** start of Data **

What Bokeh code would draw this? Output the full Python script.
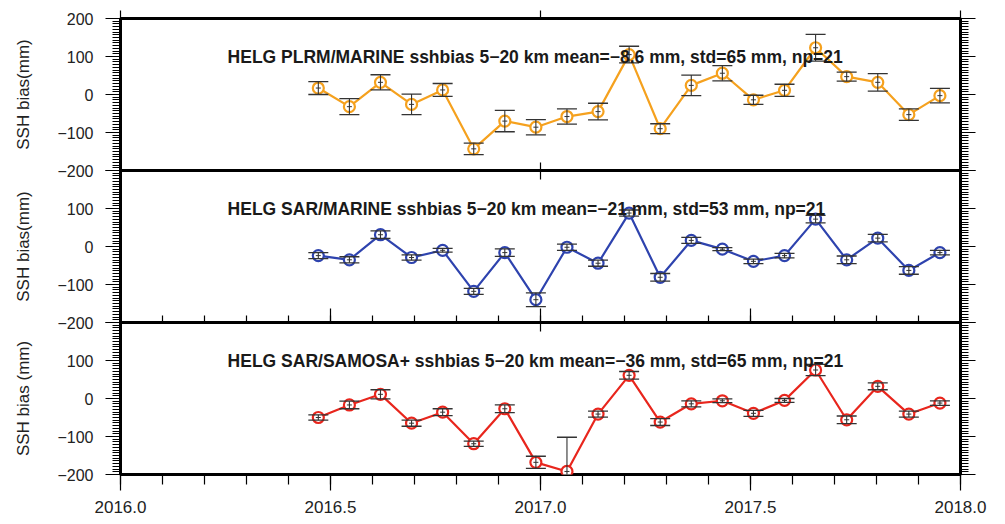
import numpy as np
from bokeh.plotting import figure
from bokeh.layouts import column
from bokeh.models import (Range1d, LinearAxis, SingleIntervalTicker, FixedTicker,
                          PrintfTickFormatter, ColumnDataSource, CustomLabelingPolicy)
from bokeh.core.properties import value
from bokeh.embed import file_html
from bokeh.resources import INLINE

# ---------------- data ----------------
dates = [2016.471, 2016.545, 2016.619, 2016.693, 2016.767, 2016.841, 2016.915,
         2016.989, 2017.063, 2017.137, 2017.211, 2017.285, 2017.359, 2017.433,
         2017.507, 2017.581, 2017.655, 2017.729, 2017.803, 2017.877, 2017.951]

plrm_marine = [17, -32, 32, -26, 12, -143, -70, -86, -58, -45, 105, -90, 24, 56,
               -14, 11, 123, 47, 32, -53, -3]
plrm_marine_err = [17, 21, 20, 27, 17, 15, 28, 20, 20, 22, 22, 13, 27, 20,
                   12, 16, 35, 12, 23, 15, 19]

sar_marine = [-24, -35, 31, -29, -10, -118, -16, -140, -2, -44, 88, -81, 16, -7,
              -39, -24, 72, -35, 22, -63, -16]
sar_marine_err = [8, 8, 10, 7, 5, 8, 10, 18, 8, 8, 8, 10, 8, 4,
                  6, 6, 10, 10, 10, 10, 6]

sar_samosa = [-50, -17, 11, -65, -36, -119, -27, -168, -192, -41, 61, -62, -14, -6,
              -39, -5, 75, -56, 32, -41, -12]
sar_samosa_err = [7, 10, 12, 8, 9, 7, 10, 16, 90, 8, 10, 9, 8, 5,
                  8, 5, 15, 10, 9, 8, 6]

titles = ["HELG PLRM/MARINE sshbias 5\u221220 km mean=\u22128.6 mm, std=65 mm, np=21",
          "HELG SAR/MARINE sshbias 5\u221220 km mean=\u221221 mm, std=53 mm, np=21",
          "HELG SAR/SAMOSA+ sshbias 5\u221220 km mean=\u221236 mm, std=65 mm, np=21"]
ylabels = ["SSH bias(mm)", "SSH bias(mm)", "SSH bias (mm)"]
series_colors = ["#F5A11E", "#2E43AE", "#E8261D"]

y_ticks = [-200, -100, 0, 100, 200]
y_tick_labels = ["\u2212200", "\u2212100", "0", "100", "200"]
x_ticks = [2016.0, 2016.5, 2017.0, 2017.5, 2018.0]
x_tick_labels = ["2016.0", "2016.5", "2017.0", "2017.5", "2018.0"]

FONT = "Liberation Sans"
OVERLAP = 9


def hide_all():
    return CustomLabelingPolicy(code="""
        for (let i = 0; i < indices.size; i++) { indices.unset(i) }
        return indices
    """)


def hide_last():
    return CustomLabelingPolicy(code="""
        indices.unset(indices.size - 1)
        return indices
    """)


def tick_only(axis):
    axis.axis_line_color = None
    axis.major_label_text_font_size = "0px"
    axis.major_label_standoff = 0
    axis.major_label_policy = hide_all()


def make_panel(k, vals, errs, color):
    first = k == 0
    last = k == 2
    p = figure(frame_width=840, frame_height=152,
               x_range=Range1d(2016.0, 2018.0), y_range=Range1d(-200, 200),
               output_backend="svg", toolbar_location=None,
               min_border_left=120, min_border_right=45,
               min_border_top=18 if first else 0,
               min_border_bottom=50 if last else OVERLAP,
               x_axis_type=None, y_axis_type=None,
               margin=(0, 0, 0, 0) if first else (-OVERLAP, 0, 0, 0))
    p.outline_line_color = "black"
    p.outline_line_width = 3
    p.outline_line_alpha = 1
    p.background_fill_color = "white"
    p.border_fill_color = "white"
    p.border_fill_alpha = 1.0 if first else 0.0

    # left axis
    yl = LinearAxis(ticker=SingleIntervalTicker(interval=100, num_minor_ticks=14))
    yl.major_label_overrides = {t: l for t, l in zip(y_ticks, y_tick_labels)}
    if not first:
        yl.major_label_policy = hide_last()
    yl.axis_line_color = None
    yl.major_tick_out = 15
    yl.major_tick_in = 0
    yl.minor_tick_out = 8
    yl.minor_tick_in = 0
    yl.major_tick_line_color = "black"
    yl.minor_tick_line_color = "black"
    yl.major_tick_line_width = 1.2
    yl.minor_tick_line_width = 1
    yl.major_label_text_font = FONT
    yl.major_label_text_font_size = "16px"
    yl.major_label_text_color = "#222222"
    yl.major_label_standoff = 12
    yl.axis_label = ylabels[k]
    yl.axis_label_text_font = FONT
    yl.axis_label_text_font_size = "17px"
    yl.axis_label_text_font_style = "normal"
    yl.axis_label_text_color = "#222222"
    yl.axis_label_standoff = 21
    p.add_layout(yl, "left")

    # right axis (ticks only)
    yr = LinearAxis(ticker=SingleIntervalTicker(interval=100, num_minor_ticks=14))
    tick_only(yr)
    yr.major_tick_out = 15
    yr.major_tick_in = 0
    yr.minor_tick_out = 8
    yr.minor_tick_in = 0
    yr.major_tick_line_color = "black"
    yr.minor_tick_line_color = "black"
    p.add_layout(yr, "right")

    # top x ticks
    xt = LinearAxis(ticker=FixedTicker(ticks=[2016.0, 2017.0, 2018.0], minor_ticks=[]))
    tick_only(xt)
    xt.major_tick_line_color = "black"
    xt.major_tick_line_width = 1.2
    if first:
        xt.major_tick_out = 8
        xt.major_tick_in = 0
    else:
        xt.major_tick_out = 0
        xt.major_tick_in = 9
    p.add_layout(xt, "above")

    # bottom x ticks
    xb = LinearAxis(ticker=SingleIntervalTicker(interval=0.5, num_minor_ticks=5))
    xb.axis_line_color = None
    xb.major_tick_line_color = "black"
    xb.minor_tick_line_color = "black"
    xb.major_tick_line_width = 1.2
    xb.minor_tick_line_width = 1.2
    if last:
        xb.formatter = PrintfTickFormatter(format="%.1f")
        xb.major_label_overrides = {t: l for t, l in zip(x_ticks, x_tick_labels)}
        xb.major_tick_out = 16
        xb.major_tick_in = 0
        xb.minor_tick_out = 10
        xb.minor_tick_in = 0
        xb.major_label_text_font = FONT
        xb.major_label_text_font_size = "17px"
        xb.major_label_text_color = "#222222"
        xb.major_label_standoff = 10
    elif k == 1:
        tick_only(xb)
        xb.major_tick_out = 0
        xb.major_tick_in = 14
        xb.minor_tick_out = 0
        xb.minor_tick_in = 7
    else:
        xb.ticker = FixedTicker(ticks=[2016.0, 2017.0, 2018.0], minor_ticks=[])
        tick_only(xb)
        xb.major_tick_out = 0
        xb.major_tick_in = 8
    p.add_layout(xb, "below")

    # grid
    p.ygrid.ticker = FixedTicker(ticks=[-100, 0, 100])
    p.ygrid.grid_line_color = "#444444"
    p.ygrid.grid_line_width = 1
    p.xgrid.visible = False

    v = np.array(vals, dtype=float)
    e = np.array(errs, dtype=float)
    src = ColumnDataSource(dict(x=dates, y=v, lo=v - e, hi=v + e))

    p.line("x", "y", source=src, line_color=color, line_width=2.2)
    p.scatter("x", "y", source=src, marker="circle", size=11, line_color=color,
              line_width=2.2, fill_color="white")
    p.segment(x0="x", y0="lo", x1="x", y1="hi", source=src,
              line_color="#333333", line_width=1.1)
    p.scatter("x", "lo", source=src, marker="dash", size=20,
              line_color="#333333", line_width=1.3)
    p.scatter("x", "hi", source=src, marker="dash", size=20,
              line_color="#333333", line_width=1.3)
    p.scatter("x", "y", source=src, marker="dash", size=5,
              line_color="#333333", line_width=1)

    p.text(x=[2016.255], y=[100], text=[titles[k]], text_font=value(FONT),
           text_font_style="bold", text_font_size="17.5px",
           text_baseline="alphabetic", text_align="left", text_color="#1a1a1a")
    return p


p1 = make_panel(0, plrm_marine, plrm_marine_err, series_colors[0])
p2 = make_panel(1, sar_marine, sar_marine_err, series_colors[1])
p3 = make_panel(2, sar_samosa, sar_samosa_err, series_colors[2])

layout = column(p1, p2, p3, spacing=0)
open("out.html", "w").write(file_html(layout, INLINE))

** end of Data **

> Exercise objective
From the first line of the material down to the line containing "2017.803, 2017.877, 2017.951]", inclusive, return each line exactly, skipping any picture.

> Task output
What Bokeh code would draw this? Output the full Python script.
import numpy as np
from bokeh.plotting import figure
from bokeh.layouts import column
from bokeh.models import (Range1d, LinearAxis, SingleIntervalTicker, FixedTicker,
                          PrintfTickFormatter, ColumnDataSource, CustomLabelingPolicy)
from bokeh.core.properties import value
from bokeh.embed import file_html
from bokeh.resources import INLINE

# ---------------- data ----------------
dates = [2016.471, 2016.545, 2016.619, 2016.693, 2016.767, 2016.841, 2016.915,
         2016.989, 2017.063, 2017.137, 2017.211, 2017.285, 2017.359, 2017.433,
         2017.507, 2017.581, 2017.655, 2017.729, 2017.803, 2017.877, 2017.951]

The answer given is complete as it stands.